I do think it’s a sign of what we need to do for the future. Showing us that as bad as this seems, if we can look and listen to our problems with an open heart, we can learn how our actions or inactions (for instance, not voting as a collective) led to this situation in our country. It is a sign for us to stop putting the material world before the spiritual one, stop blindly, putting our faith in elected officials, and put that faith in God and ourselves.

If we keep fighting, I believe there is hope on the political landscape in 2020. There’s an opportunity to reprioritize what’s important. There are nurses, doctors, caregivers, bus drivers, teachers, grocery store workers, service industry employees, and drug store attendants who are fighting aren’t paid what they deserve while risking their lives on the frontline.

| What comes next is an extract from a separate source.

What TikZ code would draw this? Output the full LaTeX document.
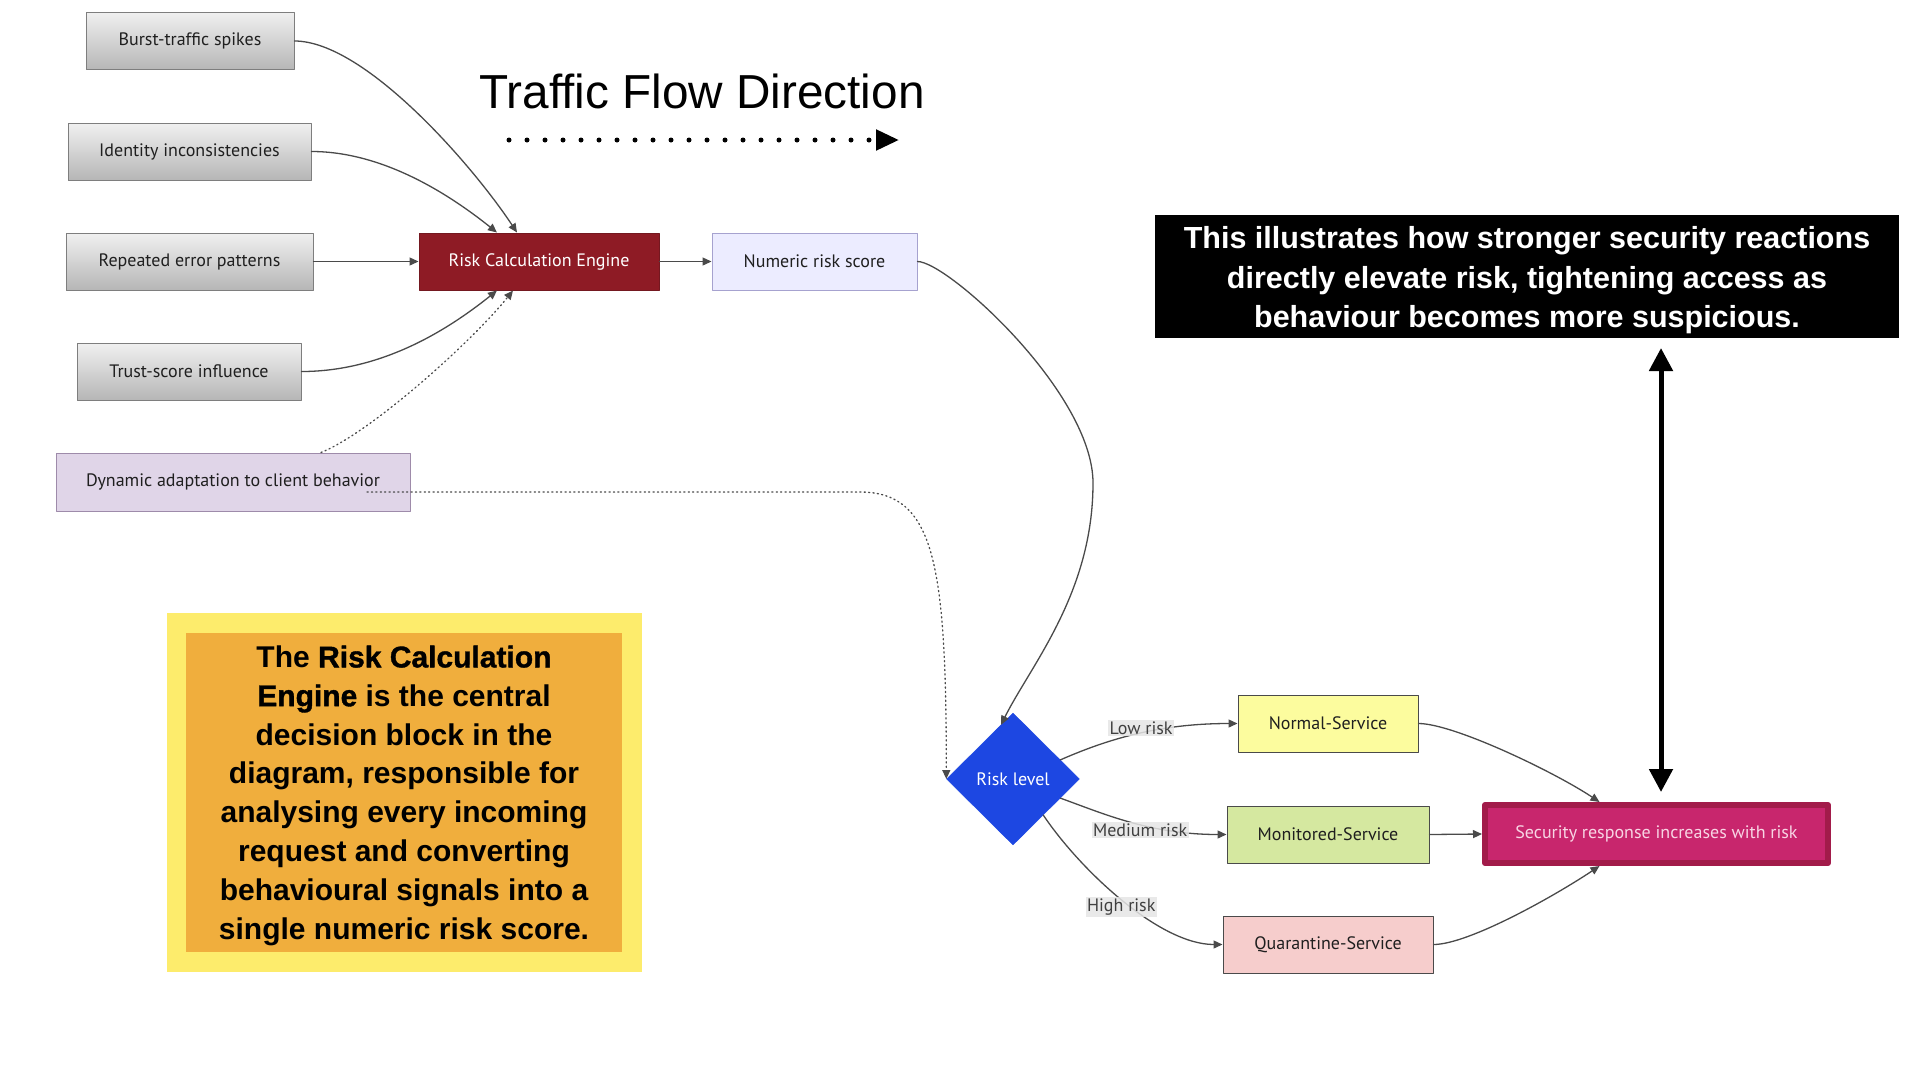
\documentclass[tikz,border=0pt]{standalone}
\usepackage{fontspec}
\setmainfont{PT Sans}
\newfontfamily\arialfont{Liberation Sans}
\usepackage{tikz}
\usetikzlibrary{arrows.meta}
\usetikzlibrary{shapes.geometric}
\usetikzlibrary{positioning}

\definecolor{edgegray}{HTML}{4A4A4A}
\definecolor{inputtop}{HTML}{F0F0F0}
\definecolor{inputbottom}{HTML}{B6B6B6}
\definecolor{inputdraw}{HTML}{7E7E7E}
\definecolor{enginefill}{HTML}{8E1B25}
\definecolor{enginedraw}{HTML}{741820}
\definecolor{scorefill}{HTML}{ECECFF}
\definecolor{scoredraw}{HTML}{A6A2CF}
\definecolor{dynfill}{HTML}{E0D5E8}
\definecolor{dyndraw}{HTML}{9E8BAA}
\definecolor{riskblue}{HTML}{1D47E2}
\definecolor{normalfill}{HTML}{FCFC9E}
\definecolor{monitfill}{HTML}{D5E8A0}
\definecolor{quarfill}{HTML}{F6CDCC}
\definecolor{svcdraw}{HTML}{4A4A4A}
\definecolor{securefill}{HTML}{C8266D}
\definecolor{securedraw}{HTML}{A21B4A}
\definecolor{securetext}{HTML}{F8D5E4}
\definecolor{noteyellow}{HTML}{FDEC6C}
\definecolor{noteorange}{HTML}{F0AE3D}
\definecolor{labelgray}{HTML}{E6E6E6}

\newcommand{\heavy}[1]{{\addfontfeature{FakeBold=1.2}#1}}

\tikzset{
  box/.style={rectangle, draw, line width=1pt, minimum height=57pt, inner sep=0pt,
    font=\fontsize{18}{22}\selectfont, text=black!88},
  inbox/.style={box, top color=inputtop, bottom color=inputbottom, draw=inputdraw},
  svcbox/.style={box, draw=svcdraw},
  edge/.style={draw=edgegray, line width=1.3pt, -{Triangle[length=9pt,width=8pt]}},
  dotedge/.style={edge, dash pattern=on 1.2pt off 3.2pt},
  elabel/.style={fill=labelgray, fill opacity=0.85, text opacity=1, inner sep=1.5pt,
    font=\fontsize{18}{21}\selectfont, text=black!75},
  bigtip/.style={line width=5pt, {Triangle[length=23pt,width=23pt]}-{Triangle[length=23pt,width=23pt]}}
}

\begin{document}
\begin{tikzpicture}[line cap=round,line join=round,x=1pt,y=1pt]
% Canvas
\useasboundingbox[fill=white] (0,0) rectangle (1920,-1080);

% Title and flow direction
\node[anchor=base, font=\arialfont\fontsize{47.7}{50}\selectfont] (title) at (702,-108) {Traffic Flow Direction};
\coordinate (flowA) at (509,-140);
\coordinate (flowB) at (899,-140);
\draw[line width=5pt, dash pattern=on 0pt off 18pt, -{Triangle[length=23pt,width=20pt]}] (flowA) -- (flowB);

% Input signals
\node[inbox, minimum width=208pt] (burst) at (190,-41) {Burst-traffic spikes};
\node[inbox, minimum width=243pt] (ident) at (189.5,-151.5) {Identity inconsistencies};
\node[inbox, minimum width=247pt] (repeat) at (189.5,-261.5) {Repeated error patterns};
\node[inbox, minimum width=224pt] (trust) at (189,-371.5) {Trust-score influence};
\node[box, fill=dynfill, draw=dyndraw, minimum width=354pt, minimum height=58pt] (dyn) at (233,-482) {Dynamic adaptation to client behavior};

% Engine and score
\node[box, fill=enginefill, draw=enginedraw, text=white, minimum width=240pt] (engine) at (539,-261.5) {Risk Calculation Engine};
\node[box, fill=scorefill, draw=scoredraw, minimum width=205pt] (score) at (814.5,-261.5) {Numeric risk score};

% Decision and services
\node[diamond, fill=riskblue, draw=riskblue, text=white, minimum width=133pt, minimum height=132pt,
  inner sep=0pt, font=\fontsize{18}{22}\selectfont] (risk) at (1013,-779) {Risk level};
\node[svcbox, fill=normalfill, minimum width=180pt] (normal) at (1328,-723.5) {Normal-Service};
\node[svcbox, fill=monitfill, minimum width=202pt] (monit) at (1328,-834.5) {Monitored-Service};
\node[svcbox, fill=quarfill, minimum width=210pt] (quar) at (1328,-944.5) {Quarantine-Service};
\node[box, fill=securefill, draw=securedraw, line width=6pt, text=securetext, minimum width=343pt,
  minimum height=58pt] (secure) at (1656.5,-834) {Security response increases with risk};

% Notes
\node[fill=noteyellow, minimum width=475pt, minimum height=359pt, inner sep=0pt] (noteback) at (404.5,-792.5) {};
\node[fill=noteorange, minimum width=436pt, minimum height=319pt, inner sep=0pt] (note) at (404,-792.5) {};
\node[align=center, inner sep=0pt, font=\arialfont\bfseries\fontsize{30}{38.8}\selectfont]
  (notetext) at ([yshift=-3pt]note.center)
  {The \heavy{Risk Calculation}\\\heavy{Engine} is the central\\decision block in the\\diagram, responsible for\\analysing every incoming\\request and converting\\behavioural signals into a\\single numeric risk score.};
\node[fill=black, minimum width=744pt, minimum height=123pt, inner sep=0pt] (caption) at (1527,-276.5) {};
\node[text=white, align=center, inner sep=0pt, font=\arialfont\bfseries\fontsize{30.5}{39.5}\selectfont]
  (captiontext) at ([yshift=-4pt]caption.center)
  {This illustrates how stronger security reactions\\directly elevate risk, tightening access as\\behaviour becomes more suspicious.};
\coordinate (linkTop) at (1661,-348);
\coordinate (linkBot) at (1661,-792);
\draw[bigtip] (linkTop) -- (linkBot);

% Signals into the engine
\draw[edge] (burst.east) .. controls +(70,0) and +(-45,68) .. ([xshift=-22pt]engine.north);
\draw[edge] (ident.east) .. controls +(70,0) and +(-50,40) .. ([xshift=-42pt]engine.north);
\draw[edge] (repeat.east) -- (engine.west);
\draw[edge] (trust.east) .. controls +(80,0) and +(-50,-40) .. ([xshift=-42pt]engine.south);
\draw[dotedge] ([xshift=88pt]dyn.north) .. controls +(50,20) and +(-40,-50) .. ([xshift=-26pt]engine.south);
\draw[dotedge] ([shift={(134,-10)}]dyn.center) -- ++(493,0) .. controls +(75,0) and +(0,214) .. (risk.west);

% Engine to decision
\draw[edge] (engine.east) -- (score.west);
\draw[edge] (score.east) .. controls +(30,0) and +(0,90) .. (1093,-483)
  .. controls +(0,-110) and +(30,60) .. ([shift={(-12,-12)}]risk.north);

% Decision to services
\draw[edge] (risk.22) .. controls +(48,21) and +(-78,0) .. (normal.west) node[elabel, pos=0.52, yshift=5pt] {Low risk};
\draw[edge] (risk.-22) .. controls +(42,-15) and +(-77,0) .. (monit.west) node[elabel, pos=0.56, yshift=-6pt] {Medium risk};
\draw[edge] (risk.-50) .. controls +(37,-55) and +(-63,0) .. (quar.west) node[elabel, pos=0.49, yshift=-8pt] {High risk};

% Services to response
\draw[edge] (normal.east) .. controls +(35,0) and +(-45,30) .. ([xshift=-57pt]secure.north);
\draw[edge] (monit.east) -- (secure.west);
\draw[edge] (quar.east) .. controls +(35,0) and +(-45,-30) .. ([xshift=-57pt]secure.south);
\end{tikzpicture}
\end{document}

I believe we shouldn’t just applaud them. We should pay them higher wages. It may not be the answer you were looking for, but the 2020 landscape is about refocusing our priorities. It is about reshaping the world to work more for people and less for those taking from the poor to give to their small gang of wealthy friends.


What is the most challenging part about writing for you?

There is nothing complicated about writing for me. If I could live comfortably as a writer traveling the world, spending days combining my passions of researching history and writing stories, I would be off in a heartbeat living my best life.

The more complicated part of writing is getting those around me to understand. I have to go to a special place to create my stories. Like actors, I put myself in the setting that I’m creating, and in some ways, become the characters I am writing about.

This can be difficult for those around me, because I zone out, and can be

temperamental if someone invades that space. It can last for hours, maybe longer, and I still can’t get enough despite all of this. I love writing and bringing myself to that place.


Are you working on anything at the present that you would like to share with me?

I am working on “Chasing Spence,” the second book in the Grace trilogy. “Saving Grace,” the first book of the series, was written much like a television series. You can get lost in binge-reading, which anyone who reads it will the attest. Like any good series, there’s more story to tell. Thankfully, a small group has read the draft, and I’m excited to say, so far, they say it’s better than the first!


What do you like to do when you are not writing or reading?

Outside of spending time with my family, I love traveling and dancing. Seeing new places, exploring its history, meeting new people, tasting new foods, and being exposed to new cultures has always been something I find mesmerizing and love getting lost in. Nothing compares to feeling the heartbeat of a city, getting lost, and dancing the night away.